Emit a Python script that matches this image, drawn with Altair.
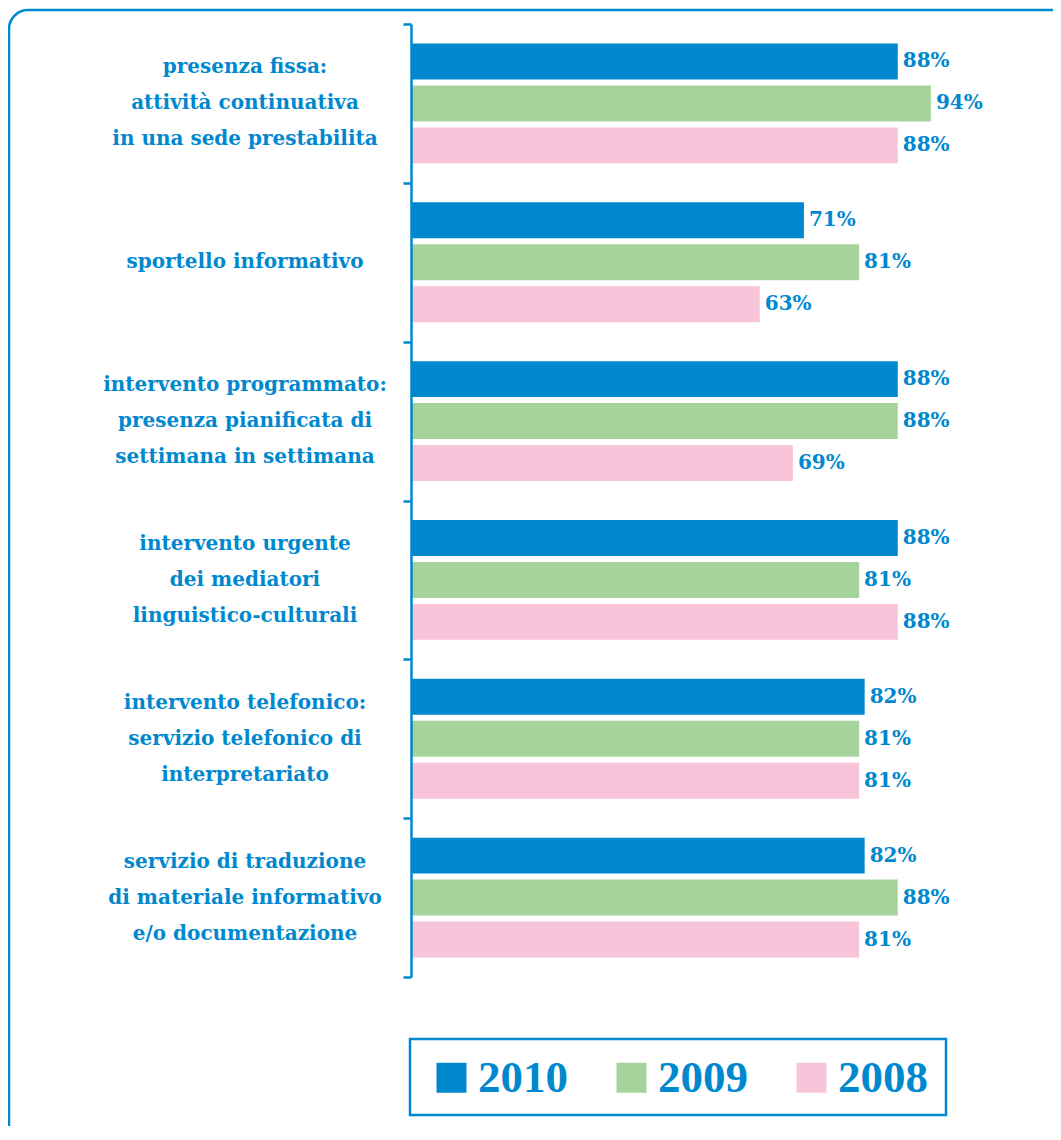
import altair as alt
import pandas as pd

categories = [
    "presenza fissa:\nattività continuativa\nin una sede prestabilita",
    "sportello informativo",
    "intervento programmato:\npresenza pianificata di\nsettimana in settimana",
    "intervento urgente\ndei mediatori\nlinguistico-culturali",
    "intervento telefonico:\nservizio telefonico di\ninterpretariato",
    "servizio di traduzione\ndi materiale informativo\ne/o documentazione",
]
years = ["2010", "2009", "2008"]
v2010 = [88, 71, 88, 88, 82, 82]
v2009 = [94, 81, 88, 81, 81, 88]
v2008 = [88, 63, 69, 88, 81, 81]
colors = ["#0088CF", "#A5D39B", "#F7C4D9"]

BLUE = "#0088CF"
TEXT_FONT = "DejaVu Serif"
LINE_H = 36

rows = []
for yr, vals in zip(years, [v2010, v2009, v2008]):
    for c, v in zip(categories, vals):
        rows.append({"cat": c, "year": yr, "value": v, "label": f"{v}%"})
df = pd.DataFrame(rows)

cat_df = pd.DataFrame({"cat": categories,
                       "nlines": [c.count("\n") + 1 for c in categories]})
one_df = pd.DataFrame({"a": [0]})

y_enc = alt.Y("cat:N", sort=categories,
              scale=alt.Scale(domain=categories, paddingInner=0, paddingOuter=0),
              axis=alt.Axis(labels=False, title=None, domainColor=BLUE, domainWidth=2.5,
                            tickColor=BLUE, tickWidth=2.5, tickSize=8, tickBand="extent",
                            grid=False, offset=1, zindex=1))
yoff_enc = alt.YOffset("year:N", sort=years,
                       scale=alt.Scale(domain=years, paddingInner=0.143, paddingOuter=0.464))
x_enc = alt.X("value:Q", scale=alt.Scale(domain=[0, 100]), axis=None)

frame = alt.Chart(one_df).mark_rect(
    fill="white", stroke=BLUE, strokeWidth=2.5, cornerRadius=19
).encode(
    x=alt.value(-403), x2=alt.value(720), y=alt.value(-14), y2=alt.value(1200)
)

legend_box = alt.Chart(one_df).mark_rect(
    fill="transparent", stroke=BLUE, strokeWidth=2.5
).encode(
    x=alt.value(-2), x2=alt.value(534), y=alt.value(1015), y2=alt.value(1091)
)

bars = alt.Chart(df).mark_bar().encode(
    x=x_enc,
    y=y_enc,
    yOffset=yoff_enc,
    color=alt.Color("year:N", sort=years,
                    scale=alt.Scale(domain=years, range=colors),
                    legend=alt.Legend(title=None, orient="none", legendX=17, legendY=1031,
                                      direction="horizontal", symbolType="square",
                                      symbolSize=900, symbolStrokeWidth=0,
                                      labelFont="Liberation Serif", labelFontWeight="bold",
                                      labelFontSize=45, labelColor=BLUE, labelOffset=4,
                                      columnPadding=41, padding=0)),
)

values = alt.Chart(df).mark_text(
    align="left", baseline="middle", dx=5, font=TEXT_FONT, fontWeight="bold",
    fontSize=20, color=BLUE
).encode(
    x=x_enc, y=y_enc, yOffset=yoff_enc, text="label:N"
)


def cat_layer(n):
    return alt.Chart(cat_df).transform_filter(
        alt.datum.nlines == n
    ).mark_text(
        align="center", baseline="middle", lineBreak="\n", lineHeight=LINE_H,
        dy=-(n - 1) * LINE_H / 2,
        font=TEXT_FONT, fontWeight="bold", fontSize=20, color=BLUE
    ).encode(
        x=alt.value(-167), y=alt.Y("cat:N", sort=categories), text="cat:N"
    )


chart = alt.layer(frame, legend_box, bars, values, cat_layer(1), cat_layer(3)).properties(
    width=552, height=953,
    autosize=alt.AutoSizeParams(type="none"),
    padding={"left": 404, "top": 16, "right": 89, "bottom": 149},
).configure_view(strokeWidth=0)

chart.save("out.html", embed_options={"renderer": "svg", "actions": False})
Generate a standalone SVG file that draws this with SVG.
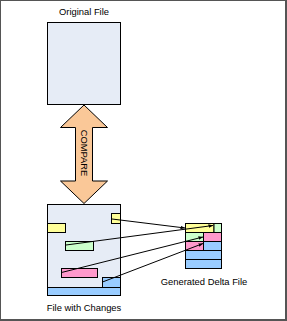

# YOUR GOAL
Retype the records above word for word, from their first line through the line containing "df = pd.DataFrame(rows)", and leave out every picture.

# IN RESPONSE
Emit a Python script that matches this image, drawn with Altair.
import altair as alt
import pandas as pd

categories = [
    "presenza fissa:\nattività continuativa\nin una sede prestabilita",
    "sportello informativo",
    "intervento programmato:\npresenza pianificata di\nsettimana in settimana",
    "intervento urgente\ndei mediatori\nlinguistico-culturali",
    "intervento telefonico:\nservizio telefonico di\ninterpretariato",
    "servizio di traduzione\ndi materiale informativo\ne/o documentazione",
]
years = ["2010", "2009", "2008"]
v2010 = [88, 71, 88, 88, 82, 82]
v2009 = [94, 81, 88, 81, 81, 88]
v2008 = [88, 63, 69, 88, 81, 81]
colors = ["#0088CF", "#A5D39B", "#F7C4D9"]

BLUE = "#0088CF"
TEXT_FONT = "DejaVu Serif"
LINE_H = 36

rows = []
for yr, vals in zip(years, [v2010, v2009, v2008]):
    for c, v in zip(categories, vals):
        rows.append({"cat": c, "year": yr, "value": v, "label": f"{v}%"})
df = pd.DataFrame(rows)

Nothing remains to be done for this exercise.